▶ _PROVIDED MATERIAL_
◆ ◆ ◆ ◆
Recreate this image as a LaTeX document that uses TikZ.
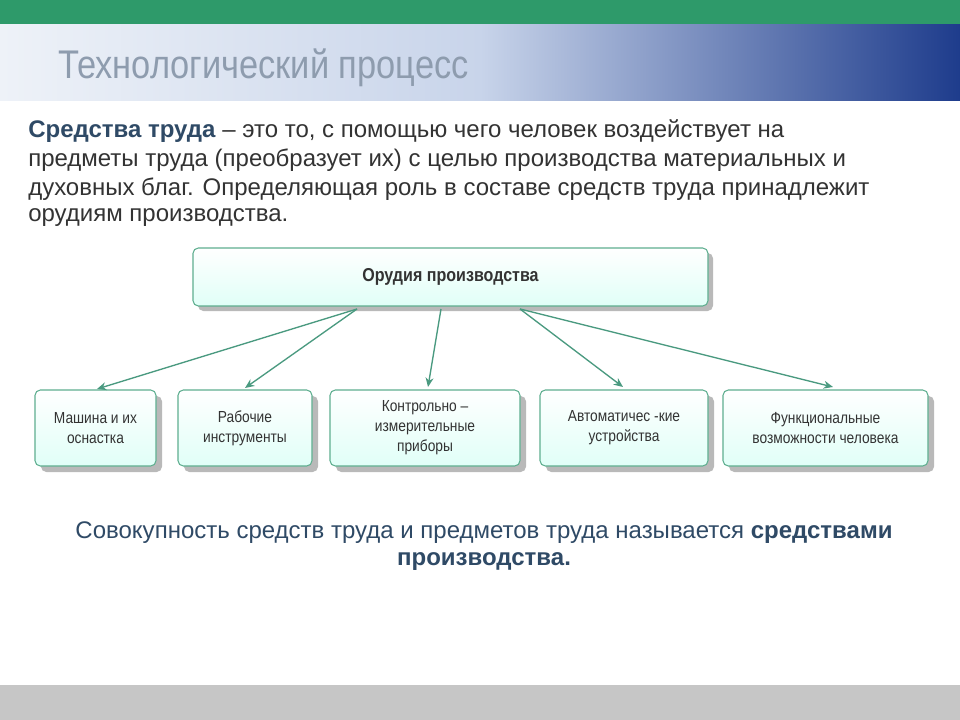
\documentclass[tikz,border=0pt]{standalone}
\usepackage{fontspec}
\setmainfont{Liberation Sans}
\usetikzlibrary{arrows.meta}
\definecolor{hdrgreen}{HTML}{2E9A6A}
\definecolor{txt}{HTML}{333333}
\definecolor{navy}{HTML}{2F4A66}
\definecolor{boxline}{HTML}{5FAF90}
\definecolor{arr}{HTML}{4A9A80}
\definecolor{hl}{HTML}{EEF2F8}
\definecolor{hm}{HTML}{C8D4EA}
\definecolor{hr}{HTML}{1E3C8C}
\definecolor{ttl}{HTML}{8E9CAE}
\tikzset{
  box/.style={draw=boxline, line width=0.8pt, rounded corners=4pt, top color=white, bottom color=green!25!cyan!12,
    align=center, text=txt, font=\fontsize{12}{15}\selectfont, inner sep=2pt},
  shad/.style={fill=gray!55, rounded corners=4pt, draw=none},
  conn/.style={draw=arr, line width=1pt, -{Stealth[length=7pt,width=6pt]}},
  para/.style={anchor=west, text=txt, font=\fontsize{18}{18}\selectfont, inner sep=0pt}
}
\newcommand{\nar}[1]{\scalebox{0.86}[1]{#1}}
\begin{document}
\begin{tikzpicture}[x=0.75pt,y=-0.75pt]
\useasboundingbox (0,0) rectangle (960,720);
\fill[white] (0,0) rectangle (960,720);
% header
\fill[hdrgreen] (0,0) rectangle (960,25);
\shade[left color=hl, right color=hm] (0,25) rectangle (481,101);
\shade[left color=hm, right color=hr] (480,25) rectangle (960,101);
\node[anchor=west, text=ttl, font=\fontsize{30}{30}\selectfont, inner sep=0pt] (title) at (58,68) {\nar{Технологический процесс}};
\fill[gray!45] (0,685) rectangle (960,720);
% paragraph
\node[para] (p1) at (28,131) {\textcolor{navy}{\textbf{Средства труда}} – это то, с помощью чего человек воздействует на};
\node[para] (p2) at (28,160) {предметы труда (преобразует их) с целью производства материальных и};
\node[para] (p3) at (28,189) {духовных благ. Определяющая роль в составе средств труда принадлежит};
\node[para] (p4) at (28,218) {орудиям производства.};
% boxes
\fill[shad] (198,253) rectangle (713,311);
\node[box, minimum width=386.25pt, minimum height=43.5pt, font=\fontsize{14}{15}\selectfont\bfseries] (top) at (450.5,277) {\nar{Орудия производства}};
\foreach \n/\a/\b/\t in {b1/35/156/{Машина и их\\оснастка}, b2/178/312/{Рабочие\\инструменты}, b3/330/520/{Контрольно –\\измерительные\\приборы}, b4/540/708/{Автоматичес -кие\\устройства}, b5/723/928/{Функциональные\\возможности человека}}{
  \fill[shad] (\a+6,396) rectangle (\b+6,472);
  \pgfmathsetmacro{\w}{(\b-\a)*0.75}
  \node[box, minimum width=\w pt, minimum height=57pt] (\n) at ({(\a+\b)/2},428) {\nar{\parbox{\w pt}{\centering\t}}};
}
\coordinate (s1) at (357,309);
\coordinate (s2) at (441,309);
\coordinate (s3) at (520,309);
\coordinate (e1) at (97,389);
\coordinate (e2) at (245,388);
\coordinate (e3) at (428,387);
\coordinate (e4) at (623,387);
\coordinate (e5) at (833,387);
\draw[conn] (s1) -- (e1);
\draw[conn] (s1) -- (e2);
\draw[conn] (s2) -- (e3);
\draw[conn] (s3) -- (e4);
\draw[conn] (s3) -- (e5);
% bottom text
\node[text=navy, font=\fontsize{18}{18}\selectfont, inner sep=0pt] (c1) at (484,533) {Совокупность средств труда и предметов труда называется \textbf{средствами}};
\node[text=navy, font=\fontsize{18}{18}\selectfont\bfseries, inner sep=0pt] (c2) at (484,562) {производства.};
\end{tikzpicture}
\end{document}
◆ ◆ ◆ ◆
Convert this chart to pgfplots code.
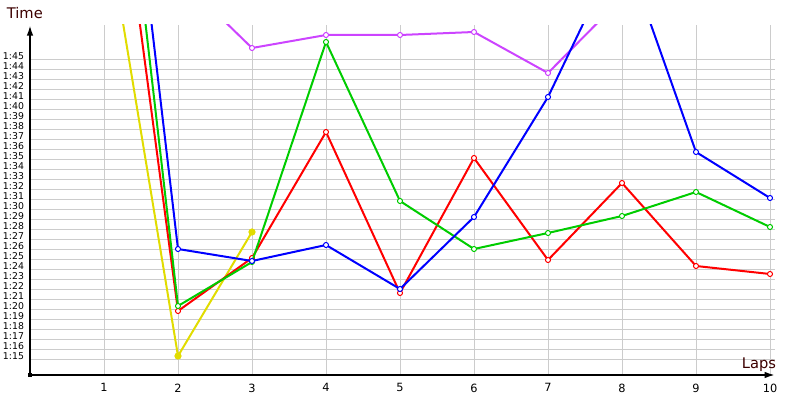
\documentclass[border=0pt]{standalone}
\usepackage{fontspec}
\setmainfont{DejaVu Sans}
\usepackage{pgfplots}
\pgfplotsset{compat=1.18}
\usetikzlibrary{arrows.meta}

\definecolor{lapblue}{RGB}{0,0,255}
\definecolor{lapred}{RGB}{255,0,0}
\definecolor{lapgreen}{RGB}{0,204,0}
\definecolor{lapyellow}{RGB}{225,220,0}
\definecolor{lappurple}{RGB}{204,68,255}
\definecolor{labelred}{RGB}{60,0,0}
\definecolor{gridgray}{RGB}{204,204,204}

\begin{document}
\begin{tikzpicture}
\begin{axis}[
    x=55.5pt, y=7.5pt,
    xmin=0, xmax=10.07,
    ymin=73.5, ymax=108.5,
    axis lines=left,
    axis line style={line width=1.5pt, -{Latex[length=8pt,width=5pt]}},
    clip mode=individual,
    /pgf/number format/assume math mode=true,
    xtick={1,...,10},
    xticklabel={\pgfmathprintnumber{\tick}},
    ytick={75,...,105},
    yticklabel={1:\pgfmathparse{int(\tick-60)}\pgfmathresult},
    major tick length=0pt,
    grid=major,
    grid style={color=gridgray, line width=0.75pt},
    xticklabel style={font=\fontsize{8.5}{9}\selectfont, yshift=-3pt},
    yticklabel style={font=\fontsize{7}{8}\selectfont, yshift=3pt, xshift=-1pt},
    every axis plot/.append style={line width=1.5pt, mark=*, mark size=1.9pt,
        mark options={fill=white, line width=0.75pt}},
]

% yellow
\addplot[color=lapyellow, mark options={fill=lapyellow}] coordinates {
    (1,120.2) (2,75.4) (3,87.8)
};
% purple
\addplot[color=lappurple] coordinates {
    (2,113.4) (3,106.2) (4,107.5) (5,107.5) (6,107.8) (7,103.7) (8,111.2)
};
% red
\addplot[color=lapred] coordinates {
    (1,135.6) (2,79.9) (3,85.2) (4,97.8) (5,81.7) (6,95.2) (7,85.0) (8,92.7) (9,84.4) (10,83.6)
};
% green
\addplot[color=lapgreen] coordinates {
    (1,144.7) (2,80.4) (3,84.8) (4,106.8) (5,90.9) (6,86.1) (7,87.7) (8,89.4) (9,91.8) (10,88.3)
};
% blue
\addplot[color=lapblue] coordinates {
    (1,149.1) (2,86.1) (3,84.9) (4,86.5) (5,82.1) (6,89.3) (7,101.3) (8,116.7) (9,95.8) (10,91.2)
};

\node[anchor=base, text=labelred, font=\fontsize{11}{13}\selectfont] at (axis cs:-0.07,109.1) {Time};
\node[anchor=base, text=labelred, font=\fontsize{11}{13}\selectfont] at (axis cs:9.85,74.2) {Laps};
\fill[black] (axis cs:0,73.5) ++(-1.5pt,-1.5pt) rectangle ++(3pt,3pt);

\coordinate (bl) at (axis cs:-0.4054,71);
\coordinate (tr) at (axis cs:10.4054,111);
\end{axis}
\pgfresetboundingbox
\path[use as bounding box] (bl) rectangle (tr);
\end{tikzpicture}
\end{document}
◆ ◆ ◆ ◆
▶ _JOB_
Reproduce exactly the section that begins with the line containing "Convert this chart to pgfplots code." and ends with the line containing "cs:0,73.5) ++(-1.5pt,-1.5pt) rectangle ++(3pt,3pt);". Both boundary lines belong in the copy, but pictures do not.

▶ _EXPECTED OUTPUT_
Convert this chart to pgfplots code.
\documentclass[border=0pt]{standalone}
\usepackage{fontspec}
\setmainfont{DejaVu Sans}
\usepackage{pgfplots}
\pgfplotsset{compat=1.18}
\usetikzlibrary{arrows.meta}

\definecolor{lapblue}{RGB}{0,0,255}
\definecolor{lapred}{RGB}{255,0,0}
\definecolor{lapgreen}{RGB}{0,204,0}
\definecolor{lapyellow}{RGB}{225,220,0}
\definecolor{lappurple}{RGB}{204,68,255}
\definecolor{labelred}{RGB}{60,0,0}
\definecolor{gridgray}{RGB}{204,204,204}

\begin{document}
\begin{tikzpicture}
\begin{axis}[
    x=55.5pt, y=7.5pt,
    xmin=0, xmax=10.07,
    ymin=73.5, ymax=108.5,
    axis lines=left,
    axis line style={line width=1.5pt, -{Latex[length=8pt,width=5pt]}},
    clip mode=individual,
    /pgf/number format/assume math mode=true,
    xtick={1,...,10},
    xticklabel={\pgfmathprintnumber{\tick}},
    ytick={75,...,105},
    yticklabel={1:\pgfmathparse{int(\tick-60)}\pgfmathresult},
    major tick length=0pt,
    grid=major,
    grid style={color=gridgray, line width=0.75pt},
    xticklabel style={font=\fontsize{8.5}{9}\selectfont, yshift=-3pt},
    yticklabel style={font=\fontsize{7}{8}\selectfont, yshift=3pt, xshift=-1pt},
    every axis plot/.append style={line width=1.5pt, mark=*, mark size=1.9pt,
        mark options={fill=white, line width=0.75pt}},
]

% yellow
\addplot[color=lapyellow, mark options={fill=lapyellow}] coordinates {
    (1,120.2) (2,75.4) (3,87.8)
};
% purple
\addplot[color=lappurple] coordinates {
    (2,113.4) (3,106.2) (4,107.5) (5,107.5) (6,107.8) (7,103.7) (8,111.2)
};
% red
\addplot[color=lapred] coordinates {
    (1,135.6) (2,79.9) (3,85.2) (4,97.8) (5,81.7) (6,95.2) (7,85.0) (8,92.7) (9,84.4) (10,83.6)
};
% green
\addplot[color=lapgreen] coordinates {
    (1,144.7) (2,80.4) (3,84.8) (4,106.8) (5,90.9) (6,86.1) (7,87.7) (8,89.4) (9,91.8) (10,88.3)
};
% blue
\addplot[color=lapblue] coordinates {
    (1,149.1) (2,86.1) (3,84.9) (4,86.5) (5,82.1) (6,89.3) (7,101.3) (8,116.7) (9,95.8) (10,91.2)
};

\node[anchor=base, text=labelred, font=\fontsize{11}{13}\selectfont] at (axis cs:-0.07,109.1) {Time};
\node[anchor=base, text=labelred, font=\fontsize{11}{13}\selectfont] at (axis cs:9.85,74.2) {Laps};
\fill[black] (axis cs:0,73.5) ++(-1.5pt,-1.5pt) rectangle ++(3pt,3pt);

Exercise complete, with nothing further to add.